Defense Ministry Didn’t Take Inada Seriously
SNA (Tokyo) — The following stories were reported today by the Shingetsu News Agency.
The Top Headline
—Defense Ministry says that then-Defense Minister Tomomi Inada issued “vague” verbal instructions to locate the Iraq War daily logs, but her order was only conveyed to a handful of staff officers and was not taken very seriously. Inada seemingly didn’t press the matter further.
—It’s beginning to look like the name for the new merged opposition party may be the “Democratic Party of Japan,” a return to the party name abandoned in March 2016. It remains unclear precisely how many lawmakers will join this new-old party, with some likely to split off.
—Komeito leader Natsuo Yamaguchi wants it both ways, as usual. He distances himself from First Lady Akie Abe’s behavior and cautions her to take more care in her public actions, but will back the government in protecting her from any testimony before the Diet.
—Takatoshi Nishiwaki, the establishment candidate, is elected Governor of Kyoto Prefecture. He defeated a single Japan Communist Party affiliated rival.
—The Ground Self-Defense Forces’ Constitution-bending marine force is now officially in existence. The theory is that they’ve been created merely to amphibiously re-take one of Japan’s own islands which was been occupied by… uh… someone or other.
—North Korea reportedly sent a communication to the Abe government reiterating its position that the abductee issue has already been resolved. Pyongyang’s contention has long been that they have already come clean about what they know about the issue.
—METI bars Obayashi Corporation, Kajima Corporation, Shimizu Corporation, and Taisei Corporation from bidding for public works projects through August 5. This a punishment related to the Central Japan Railway maglev train bid-rigging scandal.

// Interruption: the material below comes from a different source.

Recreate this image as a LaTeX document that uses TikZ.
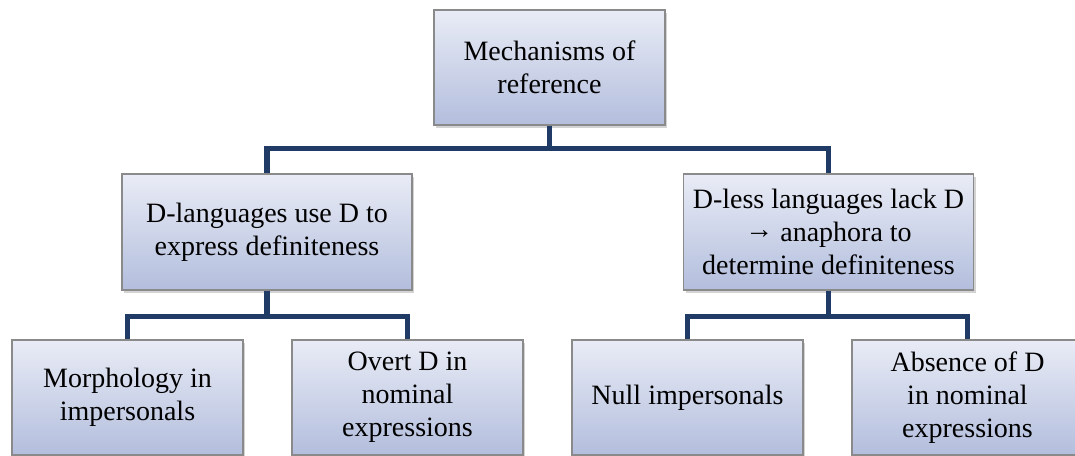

Some of them maintain their innocence.
—Online brokerage Monex Group agrees to purchase troubled cryptocurrency exchange Coincheck for US$33.6 million. It turns out that Coincheck was unable to recover after the massive theft of its cryptocurrency in January.
—Asahi Shinbun notes the potentially perverse impact of the Abe government’s Way of Working Reform Bill: “The key concern to be addressed is whether the labor deregulation initiative will actually end up promoting long working hours and ‘karoshi,’ death from overwork.”
—Takarazuka Mayor Tomoko Nakagawa publicly criticizes sumo association for barring her, because she is female, from giving her speech from inside the sumo ring. She says it’s time to end traditions that are out of step with the times: “I’m a female mayor but I am a human being.”
—It now emerges that a Japanese construction company not only sent its Vietnamese “trainees” to do radiation clean-up near the Fukushima Daiichi nuclear power plant, but then it embezzled the special hazard pay that was supposed to go to the workers. Thoroughly unscrupulous.
—Akahata: Yoshiteru Takeda, who runs a comic book publishing company that promotes anti-Korean racism, including works by people such as Makoto Sakurai, is also head of a company that the Abe government has just approved to publish an ethics textbook for junior high students.
—Hakubun Shimomura, of all people, criticizes the Japan Sumo Association for maintaining the “tradition” of keeping women out of the sumo ring. He asks what they intend to do when Japan has a female prime minister. Do they propose to exclude her from entering the ring as well?
Note: There was no separate “Today in Japan” report issued on April 7.